Chapter 13. Tuning Per-Device I/O Performance

Contents

13.1. I/O Scheduler -- /sys/block/<device>/queue/scheduler
13.2. I/O Barrier Tuning

13.1. I/O Scheduler -- /sys/block/<device>/queue/scheduler

This parameter allows changing the I/O scheduler algorithm. There are three options:

13.1.1. CFQ

This is the default option. Fairness-oriented I/O scheduler. The algorithm assigns each thread a time slice in which it is allowed to submit I/O to disk. This way each thread gets a fair share of I/O throughput. This I/O scheduler also allows assigning tasks I/O priorities which are taken into account during scheduling decisions (see man 1 ionice). The CFQ scheduler has the following parameters:

/sys/block/<device>/queue/iosched/slice_idle

When a task has no more I/O to submit in its timeslice, the I/O scheduler waits for a while before scheduling the next thread to improve locality of I/O. For media where locality does not play a big role (SSDs, SANs with lots of disks) setting /sys/block/<device>/queue/iosched/slice_idle to 0 can improve the throughput considerably.

/sys/block/<device>/queue/iosched/quantum

This option limits the maximum number of requests that are being processed by the device at once. The default value is 4. For a storage with several disks, this setting can unnecessarily limit parallel processing of requests. Therefore, increasing the value can improve performance although this can cause that the latency of some I/O may be increased due to more requests being buffered inside the storage. When changing this value, you can also consider tuning /sys/block/<device>/queue/iosched/slice_async_rq (the default value is 2) which limits the maximum number of asynchronous requests, usually writing requests, that are submitted in one timeslice.

/sys/block/<device>/queue/iosched/low_latency

For workloads where the latency of I/O is crucial, setting /sys/block/<device>/queue/iosched/low_latency to 1 can help.

13.1.2. NOOP

A trivial scheduler that just passes down the I/O that comes to it. Useful for checking whether complex I/O scheduling decisions of other schedulers are not causing I/O performance regressions.

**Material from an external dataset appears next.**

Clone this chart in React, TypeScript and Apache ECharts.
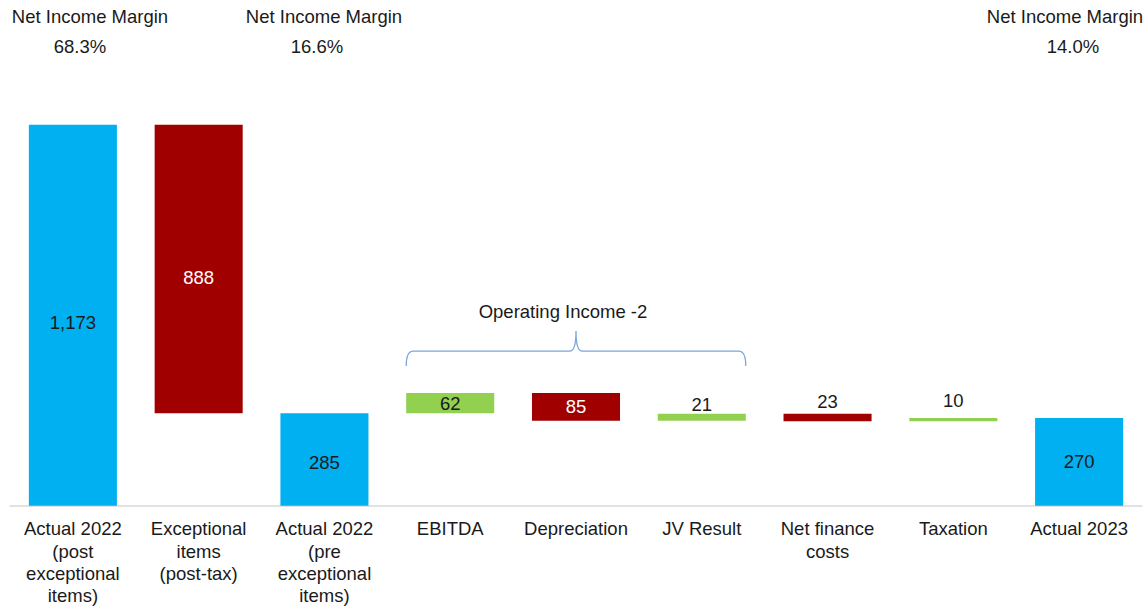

In some cases it can be helpful for devices that do I/O scheduling themselves, as intelligent storage, or devices that do not depend on mechanical movement, like SSDs. Usually, the DEADLINE I/O scheduler is a better choice for these devices. It is a rather lightweight I/O scheduler but already does some useful work. However, NOOP may produce better performance on certain workloads.

13.1.3. DEADLINE

Latency-oriented I/O scheduler. The algorithm preferably serves reads before writes. /sys/block/<device>/queue/iosched/writes_starved controls how many reads can be sent to disk before it is possible to send writes and tries to observe given deadlines /sys/block/<device>/queue/iosched/read_expire for reads and /sys/block/<device>/queue/iosched/write_expire for writes after which I/O must be submitted to disk. This I/O scheduler can provide a superior throughput over the CFQ I/O scheduler in cases where several threads read and write and fairness is not an issue. For example, for several parallel readers from a SAN or some database-like loads.

13.2. I/O Barrier Tuning

Most file systems (XFS, ext3, ext4, reiserfs) send write barriers to disk after fsync or during transaction commits. Write barriers enforce proper ordering of writes, making volatile disk write caches safe to use, at some performance penalty. If your disks are battery-backed in one way or another, disabling barriers may safely improve performance.

Sending write barriers can be disabled using the barrier=0 mount option (for ext3, ext4, and reiserfs), or using the nobarrier mount option (for XFS).

[Warning]

Disabling barriers when disks cannot guarantee caches are properly written in case of power failure can lead to severe file system corruption and data loss.